== THE TASK ==
Quote every line of the data below as it stands, omitting pictures.
---------------
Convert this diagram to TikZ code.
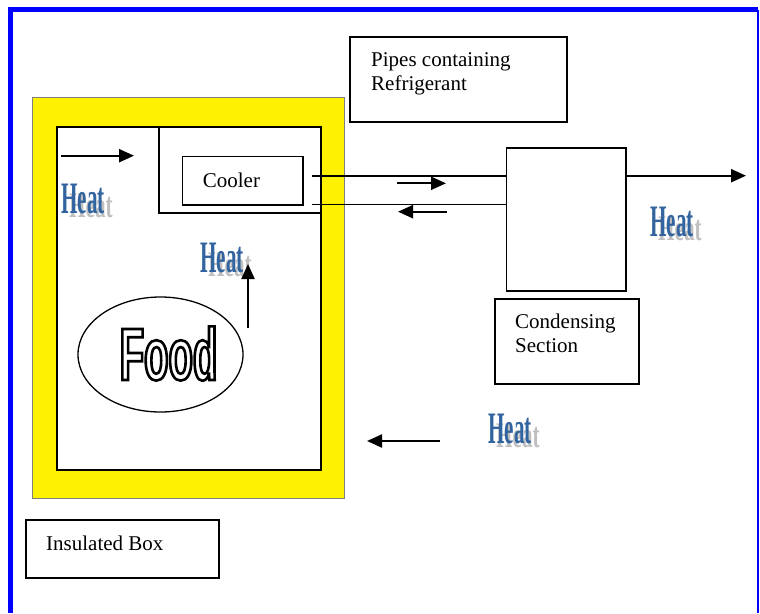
\documentclass[tikz,border=0pt]{standalone}
\usepackage{fontspec}
\setmainfont{Liberation Serif}
\setsansfont{Liberation Sans}
\newfontfamily\foodfont[FakeStretch=0.54,UprightFont={* Bold}]{Liberation Sans}
\usetikzlibrary{arrows.meta,shapes.geometric}

\definecolor{heatblue}{RGB}{50,100,160}
\definecolor{heatgray}{RGB}{192,192,192}
\definecolor{frameblue}{RGB}{0,0,255}

\newcommand\outlinetext[1]{\special{pdf:literal direct 2 Tr 2.6 w 0 G 1 g}#1\special{pdf:literal direct 0 Tr 0 g}}

\tikzset{
  box/.style={draw=black, line width=1.5pt, rectangle, inner sep=0pt, anchor=north west},
  lbl/.style={font=\fontsize{21}{24}\selectfont, inner sep=0pt, align=left},
  arr/.style={-{Triangle[length=15pt,width=13pt]}, line width=2.2pt},
  pipe/.style={line width=1.5pt},
  heatb/.style={text=heatblue, inner sep=0pt, font=\bfseries\fontsize{45}{45}\selectfont},
  heatg/.style={text=heatgray, inner sep=0pt, font=\bfseries\fontsize{45}{45}\selectfont},
}

\newcommand\heatmark[3]{%
  \node[heatg, anchor=base west] (#1g) at (#2+8,#3+4) {\scalebox{0.47}[0.8]{Heat}};
  \node[heatb, anchor=base west] (#1) at (#2,#3) {\scalebox{0.47}[1]{Heat}};}

\begin{document}
\begin{tikzpicture}[x=1pt,y=-1pt]
\useasboundingbox (0,0) rectangle (760,613);
\fill[white] (0,0) rectangle (760,613);

% blue frame
\draw[frameblue, line width=5pt] (10.5,613) -- (10.5,9.5) -- (758,9.5);
\draw[frameblue, line width=2pt] (758,9.5) -- (758,613);

% insulated wall
\node[rectangle, draw=gray, line width=1pt, fill=yellow, anchor=north west,
      minimum width=312, minimum height=401, inner sep=0pt] (wall) at (32,97) {};
\node[box, line width=2pt, fill=white, minimum width=264, minimum height=343] (inner) at (56,126) {};

% cooler section
\node[box, minimum width=162, minimum height=86] (coolsec) at (158,126) {};
\node[box, minimum width=120.6, minimum height=48.3] (cooler) at (181.7,155.7) {};
\node[lbl, anchor=base west] (coolertxt) at (202.7,187) {Cooler};

% pipes
\coordinate (p1) at (312,176);
\coordinate (p2) at (312,204.3);
\node[box, minimum width=119.3, minimum height=142.7] (cond) at (505.7,147.3) {};
\draw[pipe] (p1) -- (cond.west |- p1);
\draw[pipe] (p2) -- (cond.west |- p2);

\coordinate (r1a) at (397,183.3);
\coordinate (r1b) at (446,183.3);
\coordinate (r2a) at (447,211.7);
\coordinate (r2b) at (398,211.7);
\draw[arr] (r1a) -- (r1b);
\draw[arr] (r2a) -- (r2b);

% output arrow
\coordinate (outend) at (746,175.7);
\draw[arr] (cond.east |- outend) -- (outend);

% label boxes
\node[box, minimum width=217, minimum height=85] (pipesbox) at (349,36) {};
\node[lbl, anchor=north west] (pipestxt) at (371,52.7) {Pipes containing\\Refrigerant};

\node[box, minimum width=144, minimum height=85] (condbox) at (494,298) {};
\node[lbl, anchor=north west] (condtxt) at (515,313.7) {Condensing\\Section};

\node[box, minimum width=193, minimum height=58] (insbox) at (25,519) {};
\node[lbl, anchor=base west] (instxt) at (46,550) {Insulated Box};

% food
\node[ellipse, draw=black, line width=1.3pt, minimum width=165, minimum height=115, inner sep=0pt] (food) at (160.5,354.5) {};
\node[font=\foodfont\fontsize{74}{74}\selectfont, inner sep=0pt] (foodtxt) at (168.5,353.5)
  {\outlinetext{Food}};

% heat labels
\heatmark{h1}{61}{213}
\heatmark{h2}{200}{272}
\heatmark{h3}{650}{236}
\heatmark{h4}{488}{443}

% arrows inside
\coordinate (a1a) at (61,155.7);
\coordinate (a1b) at (134,155.7);
\draw[arr] (a1a) -- (a1b);
\coordinate (upa) at (248,328);
\coordinate (upb) at (248,264);
\draw[arr] (upa) -- (upb);
\coordinate (la) at (440,441);
\coordinate (lb) at (367,441);
\draw[arr] (la) -- (lb);
\end{tikzpicture}
\end{document}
---------------
== TASK RESULT ==
Convert this diagram to TikZ code.
\documentclass[tikz,border=0pt]{standalone}
\usepackage{fontspec}
\setmainfont{Liberation Serif}
\setsansfont{Liberation Sans}
\newfontfamily\foodfont[FakeStretch=0.54,UprightFont={* Bold}]{Liberation Sans}
\usetikzlibrary{arrows.meta,shapes.geometric}

\definecolor{heatblue}{RGB}{50,100,160}
\definecolor{heatgray}{RGB}{192,192,192}
\definecolor{frameblue}{RGB}{0,0,255}

\newcommand\outlinetext[1]{\special{pdf:literal direct 2 Tr 2.6 w 0 G 1 g}#1\special{pdf:literal direct 0 Tr 0 g}}

\tikzset{
  box/.style={draw=black, line width=1.5pt, rectangle, inner sep=0pt, anchor=north west},
  lbl/.style={font=\fontsize{21}{24}\selectfont, inner sep=0pt, align=left},
  arr/.style={-{Triangle[length=15pt,width=13pt]}, line width=2.2pt},
  pipe/.style={line width=1.5pt},
  heatb/.style={text=heatblue, inner sep=0pt, font=\bfseries\fontsize{45}{45}\selectfont},
  heatg/.style={text=heatgray, inner sep=0pt, font=\bfseries\fontsize{45}{45}\selectfont},
}

\newcommand\heatmark[3]{%
  \node[heatg, anchor=base west] (#1g) at (#2+8,#3+4) {\scalebox{0.47}[0.8]{Heat}};
  \node[heatb, anchor=base west] (#1) at (#2,#3) {\scalebox{0.47}[1]{Heat}};}

\begin{document}
\begin{tikzpicture}[x=1pt,y=-1pt]
\useasboundingbox (0,0) rectangle (760,613);
\fill[white] (0,0) rectangle (760,613);

% blue frame
\draw[frameblue, line width=5pt] (10.5,613) -- (10.5,9.5) -- (758,9.5);
\draw[frameblue, line width=2pt] (758,9.5) -- (758,613);

% insulated wall
\node[rectangle, draw=gray, line width=1pt, fill=yellow, anchor=north west,
      minimum width=312, minimum height=401, inner sep=0pt] (wall) at (32,97) {};
\node[box, line width=2pt, fill=white, minimum width=264, minimum height=343] (inner) at (56,126) {};

% cooler section
\node[box, minimum width=162, minimum height=86] (coolsec) at (158,126) {};
\node[box, minimum width=120.6, minimum height=48.3] (cooler) at (181.7,155.7) {};
\node[lbl, anchor=base west] (coolertxt) at (202.7,187) {Cooler};

% pipes
\coordinate (p1) at (312,176);
\coordinate (p2) at (312,204.3);
\node[box, minimum width=119.3, minimum height=142.7] (cond) at (505.7,147.3) {};
\draw[pipe] (p1) -- (cond.west |- p1);
\draw[pipe] (p2) -- (cond.west |- p2);

\coordinate (r1a) at (397,183.3);
\coordinate (r1b) at (446,183.3);
\coordinate (r2a) at (447,211.7);
\coordinate (r2b) at (398,211.7);
\draw[arr] (r1a) -- (r1b);
\draw[arr] (r2a) -- (r2b);

% output arrow
\coordinate (outend) at (746,175.7);
\draw[arr] (cond.east |- outend) -- (outend);

% label boxes
\node[box, minimum width=217, minimum height=85] (pipesbox) at (349,36) {};
\node[lbl, anchor=north west] (pipestxt) at (371,52.7) {Pipes containing\\Refrigerant};

\node[box, minimum width=144, minimum height=85] (condbox) at (494,298) {};
\node[lbl, anchor=north west] (condtxt) at (515,313.7) {Condensing\\Section};

\node[box, minimum width=193, minimum height=58] (insbox) at (25,519) {};
\node[lbl, anchor=base west] (instxt) at (46,550) {Insulated Box};

% food
\node[ellipse, draw=black, line width=1.3pt, minimum width=165, minimum height=115, inner sep=0pt] (food) at (160.5,354.5) {};
\node[font=\foodfont\fontsize{74}{74}\selectfont, inner sep=0pt] (foodtxt) at (168.5,353.5)
  {\outlinetext{Food}};

% heat labels
\heatmark{h1}{61}{213}
\heatmark{h2}{200}{272}
\heatmark{h3}{650}{236}
\heatmark{h4}{488}{443}

% arrows inside
\coordinate (a1a) at (61,155.7);
\coordinate (a1b) at (134,155.7);
\draw[arr] (a1a) -- (a1b);
\coordinate (upa) at (248,328);
\coordinate (upb) at (248,264);
\draw[arr] (upa) -- (upb);
\coordinate (la) at (440,441);
\coordinate (lb) at (367,441);
\draw[arr] (la) -- (lb);
\end{tikzpicture}
\end{document}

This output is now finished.